How to really make use of `kubectl debug`

So I had ==CockroachDB== deployed on my kind cluster. So the thing is its deployed as a statefulset. I don’t really know the internal working of CockroachDB.

I was going through Community Forum of CockroachDB, and I was going through Client Connection Issues, the different things that needs to tested/checked.

❯ kg svc
NAME                            TYPE        CLUSTER-IP     EXTERNAL-IP   PORT(S)              AGE
my-release-cockroachdb          ClusterIP   None           <none>        26257/TCP,8080/TCP   4h44m
my-release-cockroachdb-public   ClusterIP   10.96.85.228   <none>        26257/TCP,8080/TCP   4h44m

Infact, cockroachDB is exposed as a headless service, (ClusterIP = None).

Pods identify each other using FQDN (e.g., cockroachdb-0.cockroachdb.default.svc.cluster.local).
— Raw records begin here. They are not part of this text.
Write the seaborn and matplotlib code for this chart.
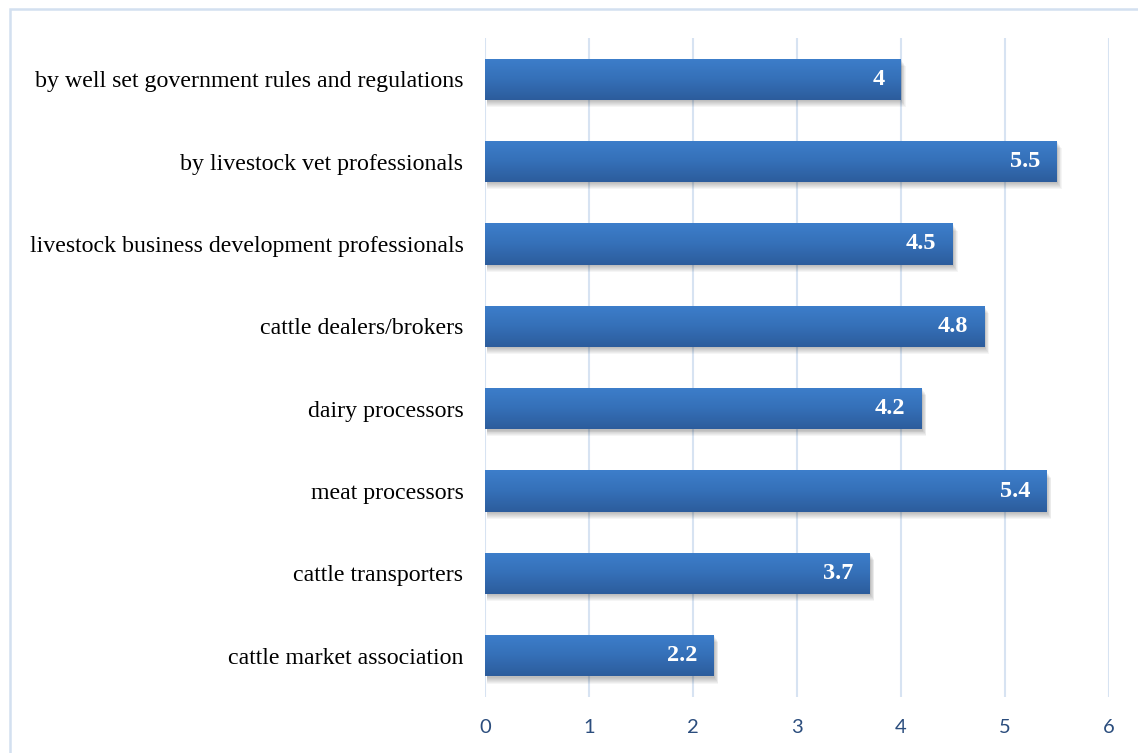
import numpy as np
import pandas as pd
import matplotlib
matplotlib.use("Agg")
import matplotlib.pyplot as plt
from matplotlib.patches import Rectangle
from matplotlib.colors import LinearSegmentedColormap
import seaborn as sns

# Survey responses (mean scores)
categories = [
    "by well set government rules and regulations",
    "by livestock vet professionals",
    "livestock business development professionals",
    "cattle dealers/brokers",
    "dairy processors",
    "meat processors",
    "cattle transporters",
    "cattle market association",
]
scores = [4, 5.5, 4.5, 4.8, 4.2, 5.4, 3.7, 2.2]
value_labels = ["4", "5.5", "4.5", "4.8", "4.2", "5.4", "3.7", "2.2"]
x_ticks = [0, 1, 2, 3, 4, 5, 6]

df = pd.DataFrame({"category": categories, "score": scores})

sns.set_theme(style="white")
plt.rcParams["font.family"] = ["Liberation Serif", "DejaVu Serif"]

W, H = 1138, 753
fig = plt.figure(figsize=(W / 100, H / 100), dpi=100)
ax = fig.add_axes([485 / W, 1 - 697 / H, (1109 - 485) / W, (697 - 38) / H])

sns.barplot(data=df, x="score", y="category", orient="h", width=0.5,
            color="#3572bd", saturation=1, linewidth=0, edgecolor="none",
            ax=ax, zorder=3)

ax.set_xlim(0, 6)
ax.set_ylim(7.5, -0.5)
ax.set_xticks(x_ticks)
ax.set_xticklabels([str(t) for t in x_ticks])
ax.xaxis.grid(True, color="#d7e3f2", linewidth=1.5, zorder=0)
ax.yaxis.grid(False)
for s in ax.spines.values():
    s.set_visible(False)
ax.set_xlabel("")
ax.set_ylabel("")
ax.tick_params(axis="y", length=0, pad=15.5, labelsize=17.2, labelcolor="black")
ax.tick_params(axis="x", length=0, pad=16, labelsize=14.5, labelcolor="#2b4d7d")
for lbl in ax.get_xticklabels():
    lbl.set_fontfamily(["Lato", "DejaVu Sans"])

# vertical gradient fill and soft shadow for each bar
cmap = LinearSegmentedColormap.from_list("bar", ["#3d7ecb", "#3570b8", "#2c5c9c"])
grad = np.linspace(0, 1, 256).reshape(-1, 1)
for patch in list(ax.patches):
    x0, y0 = patch.get_x(), patch.get_y()
    w, h = patch.get_width(), patch.get_height()
    # soft shadow, spreading mostly downward
    for i in range(7):
        dx = 0.008 + i * 0.006
        dy = 0.015 + i * 0.012
        ax.add_patch(Rectangle((x0 + 0.02, y0 + dy), w + dx - 0.02, h,
                               facecolor="#000000", alpha=0.04,
                               edgecolor="none", zorder=2))
    im = ax.imshow(grad, cmap=cmap, aspect="auto", extent=(x0, x0 + w, y0 + h, y0),
                   zorder=4, interpolation="bilinear")
    im.set_clip_path(patch)

ax.set_xlim(0, 6)
ax.set_ylim(7.5, -0.5)

for i, (v, t) in enumerate(zip(scores, value_labels)):
    ax.annotate(t, xy=(v, i), xytext=(-11.8, 0), textcoords="offset points",
                ha="right", va="center", color="white", fontsize=17.5,
                fontweight="bold", zorder=6)

# outer frame
fig.add_artist(Rectangle((10 / W, -0.1), 1.2, 1 - 9.5 / H + 0.1, transform=fig.transFigure,
                         fill=False, edgecolor="#d3e0f0", linewidth=1.8))

fig.savefig("out.png", dpi=100, facecolor="white")
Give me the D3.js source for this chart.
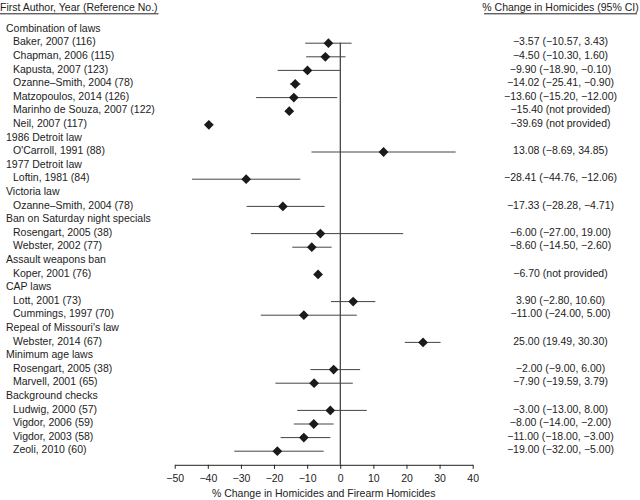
<!DOCTYPE html>
<html>
<head>
<meta charset="utf-8">
<title>Forest plot: % change in homicides</title>
<script src="https://d3js.org/d3.v7.min.js"></script>
<style>
  body { margin: 0; background: #fff; }
  svg text { font-family: "Liberation Sans", Arial, Helvetica, sans-serif; fill: #222; }
</style>
</head>
<body>
<div id="chart"></div>
<script>
// groups of laws, each followed by its studies
var groups = [
  "Combination of laws", "1986 Detroit law", "1977 Detroit law", "Victoria law",
  "Ban on Saturday night specials", "Assault weapons ban", "CAP laws",
  "Repeal of Missouri's law", "Minimum age laws", "Background checks"
];
var studyLabels = [
  "Baker, 2007 (116)", "Chapman, 2006 (115)", "Kapusta, 2007 (123)",
  "Ozanne\u2013Smith, 2004 (78)", "Matzopoulos, 2014 (126)",
  "Marinho de Souza, 2007 (122)", "Neil, 2007 (117)",
  "O'Carroll, 1991 (88)",
  "Loftin, 1981 (84)",
  "Ozanne\u2013Smith, 2004 (78)",
  "Rosengart, 2005 (38)", "Webster, 2002 (77)",
  "Koper, 2001 (76)",
  "Lott, 2001 (73)", "Cummings, 1997 (70)",
  "Webster, 2014 (67)",
  "Rosengart, 2005 (38)", "Marvell, 2001 (65)",
  "Ludwig, 2000 (57)", "Vigdor, 2006 (59)", "Vigdor, 2003 (58)", "Zeoli, 2010 (60)"
];
var studyGroup = [0,0,0,0,0,0,0, 1, 2, 3, 4,4, 5, 6,6, 7, 8,8, 9,9,9,9];
// plotted point estimates and 95% CI (as drawn in the figure)
var estimates = [-3.57, -4.50, -9.90, -13.60, -14.02, -15.40, -39.69,
  13.08, -28.41, -17.33, -6.00, -8.60, -6.70, 3.90, -11.00, 25.00,
  -2.00, -7.90, -3.00, -8.00, -11.00, -19.00];
var ciLow = [-10.57, -10.30, -18.90, -15.20, -25.41, null, null,
  -8.69, -44.76, -28.28, -27.00, -14.50, null, -2.80, -24.00, 19.49,
  -9.00, -19.59, -13.00, -14.00, -18.00, -32.00];
var ciHigh = [3.43, 1.60, -0.10, -12.00, -0.90, null, null,
  34.85, -12.06, -4.71, 19.00, -2.60, null, 10.60, 5.00, 30.30,
  6.00, 3.79, 8.00, -2.00, -3.00, -5.00];
var ciText = [
  "\u22123.57 (\u221210.57, 3.43)", "\u22124.50 (\u221210.30, 1.60)",
  "\u22129.90 (\u221218.90, \u22120.10)", "\u221214.02 (\u221225.41, \u22120.90)",
  "\u221213.60 (\u221215.20, \u221212.00)", "\u221215.40 (not provided)",
  "\u221239.69 (not provided)",
  "13.08 (\u22128.69, 34.85)",
  "\u221228.41 (\u221244.76, \u221212.06)",
  "\u221217.33 (\u221228.28, \u22124.71)",
  "\u22126.00 (\u221227.00, 19.00)", "\u22128.60 (\u221214.50, \u22122.60)",
  "\u22126.70 (not provided)",
  "3.90 (\u22122.80, 10.60)", "\u221211.00 (\u221224.00, 5.00)",
  "25.00 (19.49, 30.30)",
  "\u22122.00 (\u22129.00, 6.00)", "\u22127.90 (\u221219.59, 3.79)",
  "\u22123.00 (\u221213.00, 8.00)", "\u22128.00 (\u221214.00, \u22122.00)",
  "\u221211.00 (\u221218.00, \u22123.00)", "\u221219.00 (\u221232.00, \u22125.00)"
];
var xTicks = [-50, -40, -30, -20, -10, 0, 10, 20, 30, 40];

// build rows: group header then its studies
var rows = [];
groups.forEach(function(g, gi) {
  rows.push({kind: "group", label: g});
  studyGroup.forEach(function(sg, i) {
    if (sg === gi) rows.push({kind: "study", label: studyLabels[i],
      est: estimates[i], lo: ciLow[i], hi: ciHigh[i], txt: ciText[i]});
  });
});

var width = 640, height = 500;
var svg = d3.select("#chart").append("svg")
  .attr("width", width).attr("height", height);

var x = d3.scaleLinear().domain([-50, 40]).range([174.7, 472.7]);
var y = d3.scaleLinear().domain([0, rows.length]).range([29.6, 464.8]);
var fs = 10.5;

// column headers
svg.append("text").attr("x", 0).attr("y", 7).attr("dy", "0.35em")
  .style("font-size", fs + "px").text("First Author, Year (Reference No.)");
svg.append("line").attr("x1", 0).attr("x2", 158.5).attr("y1", 13.8).attr("y2", 13.8)
  .attr("stroke", "#222").attr("stroke-width", 1);
svg.append("text").attr("x", 560.5).attr("y", 7).attr("dy", "0.35em")
  .attr("text-anchor", "middle")
  .style("font-size", fs + "px").text("% Change in Homicides (95% CI)");
svg.append("line").attr("x1", 484).attr("x2", 637).attr("y1", 13.8).attr("y2", 13.8)
  .attr("stroke", "#222").attr("stroke-width", 1);

// left labels
svg.selectAll("text.lab").data(rows).enter().append("text")
  .attr("class", "lab")
  .attr("x", function(d) { return d.kind === "group" ? 6 : 13; })
  .attr("y", function(d, i) { return y(i) - 1.5; })
  .attr("dy", "0.35em")
  .style("font-size", fs + "px")
  .text(function(d) { return d.label; });

var studies = rows.map(function(d, i) { d.row = i; return d; })
  .filter(function(d) { return d.kind === "study"; });

// right column estimate text
svg.selectAll("text.ci").data(studies).enter().append("text")
  .attr("class", "ci")
  .attr("x", 560.5)
  .attr("y", function(d) { return y(d.row) - 1.5; })
  .attr("dy", "0.35em")
  .attr("text-anchor", "middle")
  .style("font-size", fs + "px")
  .text(function(d) { return d.txt; });

// zero reference line
svg.append("line")
  .attr("x1", x(0)).attr("x2", x(0))
  .attr("y1", y(1) - 0.5).attr("y2", y(rows.length))
  .attr("stroke", "#111").attr("stroke-width", 1);

// CI lines
svg.selectAll("line.ci").data(studies.filter(function(d) { return d.lo !== null; }))
  .enter().append("line")
  .attr("class", "ci")
  .attr("x1", function(d) { return x(d.lo); })
  .attr("x2", function(d) { return x(d.hi); })
  .attr("y1", function(d) { return y(d.row); })
  .attr("y2", function(d) { return y(d.row); })
  .attr("stroke", "#444").attr("stroke-width", 1);

// diamonds
var r = 4.9;
svg.selectAll("path.pt").data(studies).enter().append("path")
  .attr("class", "pt")
  .attr("transform", function(d) { return "translate(" + x(d.est) + "," + y(d.row) + ")"; })
  .attr("d", "M0," + (-r) + "L" + r + ",0L0," + r + "L" + (-r) + ",0Z")
  .attr("fill", "#1a1a1a");

// x axis
var ax = svg.append("g")
  .attr("transform", "translate(0," + y(rows.length) + ")")
  .call(d3.axisBottom(x).tickValues(xTicks).tickSize(4).tickSizeOuter(0));
ax.select(".domain").attr("stroke", "#222");
ax.selectAll(".tick line").attr("stroke", "#222");
ax.selectAll(".tick text")
  .style("font-size", fs + "px")
  .style("font-family", "Liberation Sans, Arial, sans-serif")
  .attr("fill", "#222").attr("dy", "0.95em");

svg.append("text")
  .attr("x", (x(-50) + x(40)) / 2).attr("y", 493).attr("dy", "0.35em")
  .attr("text-anchor", "middle")
  .style("font-size", fs + "px")
  .text("% Change in Homicides and Firearm Homicides");
</script>
</body>
</html>
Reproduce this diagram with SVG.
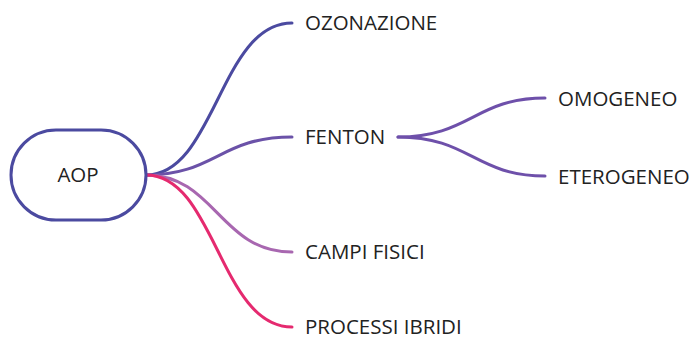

If DNS or the Headless Service is misconfigured, they can’t see each other, the cluster never “initializes,” and the health check returns 503.

# Discovery : Check if one pod can see the other pod
kubectl exec -it cockroachdb-0 -- nslookup cockroachdb-1.cockroachdb

;; Got recursion not available from 10.96.0.10
Server:		10.96.0.10
Address:	10.96.0.10#53

Name:	my-release-cockroachdb-1.my-release-cockroachdb.ckdb.svc.cluster.local
Address: 10.244.1.14
;; Got recursion not available from 10.96.0.10
  • If the above works but still get i/o timeout: You likely have a NetworkPolicy or Firewall blocking port 26257 (internal gossip) or 8080 (HTTP health).

Standard database images like CockroachDB are often “distroless” or heavily hardened, meaning they lack a shell (sh, bash) and package managers (apt, yum) to reduce the attack surface.

Run this command to drop a “Netshoot” container (the Swiss Army knife of networking) into any failing pod:

k debug -it my-release-cockroachdb-0 \
  --image=nicolaka/netshoot \
  --target=db \
  --profile=general \
  -- sh

Once inside that shell, try these three tests:

  1. DNS Test: Check if it can find its neighbor. nslookup my-release-cockroachdb-1.my-release-cockroachdb
  2. Port Test: See if the neighbor is listening. nc -zv my-release-cockroachdb-1.my-release-cockroachdb 26257
  3. Local Check: See what CockroachDB is doing on the local ports. ss -tulpn

When you set clusterIP: None, the FQDN my-svc.namespace.svc.cluster.local resolves to a list of all the individual Pod IPs currently backing that service.

In case of clusterIP: 10.96.1.12 you get a stable FQDN like my-svc.namespace.svc.cluster.local. This resolves to a single Virtual IP (the ClusterIP).

CheatSheet

  • Ephemeral container debugging
    • API call made: PATCH /pods/<name>/ephemeralcontainers
    • No PodSpec mutation
    • Use when you need need same namespaces (network, PID)
    • You can access the file-system using of target container : /proc/<PID>/root
      k debug -it my-release-cockroachdb-0 \
      --image=nicolaka/netshoot \
      --target=db \
      --profile=general \
      -- sh
      
  • Pod-copy debugging
    • Copies: Volumes, Env vars, Security context
      kubectl debug pod/<pod-name> \
      --copy-to=<new-pod-name> \
      --set-image=*=busybox \
      --share-processes \
      -it
      
  • Node debugging
  • Use when : kubelet is alive, Node networking/storage broken, CNI/CSI/kube-proxy issues.
  • Under the hood creates a Pod where
    • hostPID: true
    • hostNetwork: true
    • / mounted at /host
      kubectl debug node/<node-name> \
      -it \
      --image=busybox
      
Pod State Ephemeral container Pod copy Node debug Why
Running + Ready ✅ Best ⚠️ Overkill Everything already works
Running + NotReady ⚠️ Debug probes / app health
CrashLoopBackOff ⚠️ Sometimes ✅ Best Container restarts too fast
OOMKilled ❌ Mostly useless ✅ Required Container already dead
ImagePullBackOff Pod never runs
Pending ⚠️ Scheduling problem
InitContainerCrashLoop Ephemeral containers attach only after init
Completed (Succeeded) ⚠️ App already exited
Evicted ⚠️ Pod gone
PodDeleted ⚠️ No object to patch

Common Error Encountered

  • i/o timeout: This means that the internal CockroachDB process is trying to reach other pods and failing.
  • 503 Error: This is the kubelet telling you: “I tried to ping the CockroachDB health endpoint (usually /admin/v1/health), but the database told me it’s not ready to take traffic.”